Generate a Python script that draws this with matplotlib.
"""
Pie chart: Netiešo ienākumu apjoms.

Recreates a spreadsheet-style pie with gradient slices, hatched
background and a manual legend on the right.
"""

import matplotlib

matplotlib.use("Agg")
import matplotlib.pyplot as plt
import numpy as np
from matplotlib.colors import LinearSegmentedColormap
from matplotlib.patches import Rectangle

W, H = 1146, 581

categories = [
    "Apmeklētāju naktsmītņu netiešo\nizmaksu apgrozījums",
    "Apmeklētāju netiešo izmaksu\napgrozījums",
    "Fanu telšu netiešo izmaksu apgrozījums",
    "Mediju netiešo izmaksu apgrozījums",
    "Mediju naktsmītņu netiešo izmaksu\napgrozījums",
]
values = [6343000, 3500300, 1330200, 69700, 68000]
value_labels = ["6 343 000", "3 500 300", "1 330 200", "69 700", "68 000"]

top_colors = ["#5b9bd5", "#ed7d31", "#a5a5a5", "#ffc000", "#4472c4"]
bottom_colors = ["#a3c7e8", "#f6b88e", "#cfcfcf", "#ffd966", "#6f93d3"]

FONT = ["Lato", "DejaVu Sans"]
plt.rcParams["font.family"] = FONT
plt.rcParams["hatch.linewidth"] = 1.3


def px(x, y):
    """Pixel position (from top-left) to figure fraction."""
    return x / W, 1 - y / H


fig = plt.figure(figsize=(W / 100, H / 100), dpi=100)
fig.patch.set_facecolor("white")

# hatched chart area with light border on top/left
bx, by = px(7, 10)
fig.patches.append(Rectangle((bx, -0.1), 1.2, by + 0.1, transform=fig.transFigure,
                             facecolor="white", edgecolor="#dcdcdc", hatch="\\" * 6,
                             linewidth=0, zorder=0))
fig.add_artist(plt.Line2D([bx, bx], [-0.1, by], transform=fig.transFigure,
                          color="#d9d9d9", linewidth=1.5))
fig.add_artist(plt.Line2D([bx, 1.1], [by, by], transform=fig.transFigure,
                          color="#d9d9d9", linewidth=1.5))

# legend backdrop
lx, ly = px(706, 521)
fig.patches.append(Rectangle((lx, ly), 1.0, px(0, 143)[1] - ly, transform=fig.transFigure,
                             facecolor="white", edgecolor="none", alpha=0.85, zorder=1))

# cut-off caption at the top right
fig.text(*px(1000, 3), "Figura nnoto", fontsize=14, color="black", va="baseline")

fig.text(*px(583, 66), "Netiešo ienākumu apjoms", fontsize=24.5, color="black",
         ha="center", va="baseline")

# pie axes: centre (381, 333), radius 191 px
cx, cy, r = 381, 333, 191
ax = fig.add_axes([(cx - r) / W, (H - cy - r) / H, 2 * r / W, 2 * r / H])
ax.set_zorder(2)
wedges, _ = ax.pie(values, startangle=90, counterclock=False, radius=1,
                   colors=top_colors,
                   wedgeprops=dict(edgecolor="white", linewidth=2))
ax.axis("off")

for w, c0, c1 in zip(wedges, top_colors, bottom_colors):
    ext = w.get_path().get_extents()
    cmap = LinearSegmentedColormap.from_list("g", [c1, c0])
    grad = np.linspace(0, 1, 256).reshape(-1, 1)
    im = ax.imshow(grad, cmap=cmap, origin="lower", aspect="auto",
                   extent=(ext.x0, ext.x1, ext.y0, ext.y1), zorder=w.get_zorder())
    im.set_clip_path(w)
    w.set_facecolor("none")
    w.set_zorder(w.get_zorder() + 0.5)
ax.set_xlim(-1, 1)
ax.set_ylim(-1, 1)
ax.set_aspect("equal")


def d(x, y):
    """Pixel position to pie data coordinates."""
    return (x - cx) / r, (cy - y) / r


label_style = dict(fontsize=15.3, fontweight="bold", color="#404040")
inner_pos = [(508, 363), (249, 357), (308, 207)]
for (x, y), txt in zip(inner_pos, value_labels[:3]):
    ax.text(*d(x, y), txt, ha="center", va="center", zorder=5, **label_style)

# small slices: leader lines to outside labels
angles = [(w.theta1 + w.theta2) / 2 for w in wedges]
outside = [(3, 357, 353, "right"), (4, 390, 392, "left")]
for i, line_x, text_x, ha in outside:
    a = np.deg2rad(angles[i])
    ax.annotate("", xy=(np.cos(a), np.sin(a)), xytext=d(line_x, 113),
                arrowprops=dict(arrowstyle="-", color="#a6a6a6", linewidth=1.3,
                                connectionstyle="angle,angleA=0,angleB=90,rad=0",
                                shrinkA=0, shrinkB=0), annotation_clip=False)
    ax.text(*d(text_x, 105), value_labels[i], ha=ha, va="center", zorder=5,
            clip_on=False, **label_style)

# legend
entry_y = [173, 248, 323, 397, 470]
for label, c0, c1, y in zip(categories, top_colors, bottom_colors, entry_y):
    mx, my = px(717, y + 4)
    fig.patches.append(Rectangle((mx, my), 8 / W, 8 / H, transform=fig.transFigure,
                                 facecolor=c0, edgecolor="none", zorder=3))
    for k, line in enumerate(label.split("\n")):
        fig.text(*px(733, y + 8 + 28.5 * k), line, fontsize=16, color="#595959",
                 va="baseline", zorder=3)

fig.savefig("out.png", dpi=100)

########

Reproduce the whole listing word for word.

▸ The reply:
Generate a Python script that draws this with matplotlib.
"""
Pie chart: Netiešo ienākumu apjoms.

Recreates a spreadsheet-style pie with gradient slices, hatched
background and a manual legend on the right.
"""

import matplotlib

matplotlib.use("Agg")
import matplotlib.pyplot as plt
import numpy as np
from matplotlib.colors import LinearSegmentedColormap
from matplotlib.patches import Rectangle

W, H = 1146, 581

categories = [
    "Apmeklētāju naktsmītņu netiešo\nizmaksu apgrozījums",
    "Apmeklētāju netiešo izmaksu\napgrozījums",
    "Fanu telšu netiešo izmaksu apgrozījums",
    "Mediju netiešo izmaksu apgrozījums",
    "Mediju naktsmītņu netiešo izmaksu\napgrozījums",
]
values = [6343000, 3500300, 1330200, 69700, 68000]
value_labels = ["6 343 000", "3 500 300", "1 330 200", "69 700", "68 000"]

top_colors = ["#5b9bd5", "#ed7d31", "#a5a5a5", "#ffc000", "#4472c4"]
bottom_colors = ["#a3c7e8", "#f6b88e", "#cfcfcf", "#ffd966", "#6f93d3"]

FONT = ["Lato", "DejaVu Sans"]
plt.rcParams["font.family"] = FONT
plt.rcParams["hatch.linewidth"] = 1.3


def px(x, y):
    """Pixel position (from top-left) to figure fraction."""
    return x / W, 1 - y / H


fig = plt.figure(figsize=(W / 100, H / 100), dpi=100)
fig.patch.set_facecolor("white")

# hatched chart area with light border on top/left
bx, by = px(7, 10)
fig.patches.append(Rectangle((bx, -0.1), 1.2, by + 0.1, transform=fig.transFigure,
                             facecolor="white", edgecolor="#dcdcdc", hatch="\\" * 6,
                             linewidth=0, zorder=0))
fig.add_artist(plt.Line2D([bx, bx], [-0.1, by], transform=fig.transFigure,
                          color="#d9d9d9", linewidth=1.5))
fig.add_artist(plt.Line2D([bx, 1.1], [by, by], transform=fig.transFigure,
                          color="#d9d9d9", linewidth=1.5))

# legend backdrop
lx, ly = px(706, 521)
fig.patches.append(Rectangle((lx, ly), 1.0, px(0, 143)[1] - ly, transform=fig.transFigure,
                             facecolor="white", edgecolor="none", alpha=0.85, zorder=1))

# cut-off caption at the top right
fig.text(*px(1000, 3), "Figura nnoto", fontsize=14, color="black", va="baseline")

fig.text(*px(583, 66), "Netiešo ienākumu apjoms", fontsize=24.5, color="black",
         ha="center", va="baseline")

# pie axes: centre (381, 333), radius 191 px
cx, cy, r = 381, 333, 191
ax = fig.add_axes([(cx - r) / W, (H - cy - r) / H, 2 * r / W, 2 * r / H])
ax.set_zorder(2)
wedges, _ = ax.pie(values, startangle=90, counterclock=False, radius=1,
                   colors=top_colors,
                   wedgeprops=dict(edgecolor="white", linewidth=2))
ax.axis("off")

for w, c0, c1 in zip(wedges, top_colors, bottom_colors):
    ext = w.get_path().get_extents()
    cmap = LinearSegmentedColormap.from_list("g", [c1, c0])
    grad = np.linspace(0, 1, 256).reshape(-1, 1)
    im = ax.imshow(grad, cmap=cmap, origin="lower", aspect="auto",
                   extent=(ext.x0, ext.x1, ext.y0, ext.y1), zorder=w.get_zorder())
    im.set_clip_path(w)
    w.set_facecolor("none")
    w.set_zorder(w.get_zorder() + 0.5)
ax.set_xlim(-1, 1)
ax.set_ylim(-1, 1)
ax.set_aspect("equal")


def d(x, y):
    """Pixel position to pie data coordinates."""
    return (x - cx) / r, (cy - y) / r


label_style = dict(fontsize=15.3, fontweight="bold", color="#404040")
inner_pos = [(508, 363), (249, 357), (308, 207)]
for (x, y), txt in zip(inner_pos, value_labels[:3]):
    ax.text(*d(x, y), txt, ha="center", va="center", zorder=5, **label_style)

# small slices: leader lines to outside labels
angles = [(w.theta1 + w.theta2) / 2 for w in wedges]
outside = [(3, 357, 353, "right"), (4, 390, 392, "left")]
for i, line_x, text_x, ha in outside:
    a = np.deg2rad(angles[i])
    ax.annotate("", xy=(np.cos(a), np.sin(a)), xytext=d(line_x, 113),
                arrowprops=dict(arrowstyle="-", color="#a6a6a6", linewidth=1.3,
                                connectionstyle="angle,angleA=0,angleB=90,rad=0",
                                shrinkA=0, shrinkB=0), annotation_clip=False)
    ax.text(*d(text_x, 105), value_labels[i], ha=ha, va="center", zorder=5,
            clip_on=False, **label_style)

# legend
entry_y = [173, 248, 323, 397, 470]
for label, c0, c1, y in zip(categories, top_colors, bottom_colors, entry_y):
    mx, my = px(717, y + 4)
    fig.patches.append(Rectangle((mx, my), 8 / W, 8 / H, transform=fig.transFigure,
                                 facecolor=c0, edgecolor="none", zorder=3))
    for k, line in enumerate(label.split("\n")):
        fig.text(*px(733, y + 8 + 28.5 * k), line, fontsize=16, color="#595959",
                 va="baseline", zorder=3)

fig.savefig("out.png", dpi=100)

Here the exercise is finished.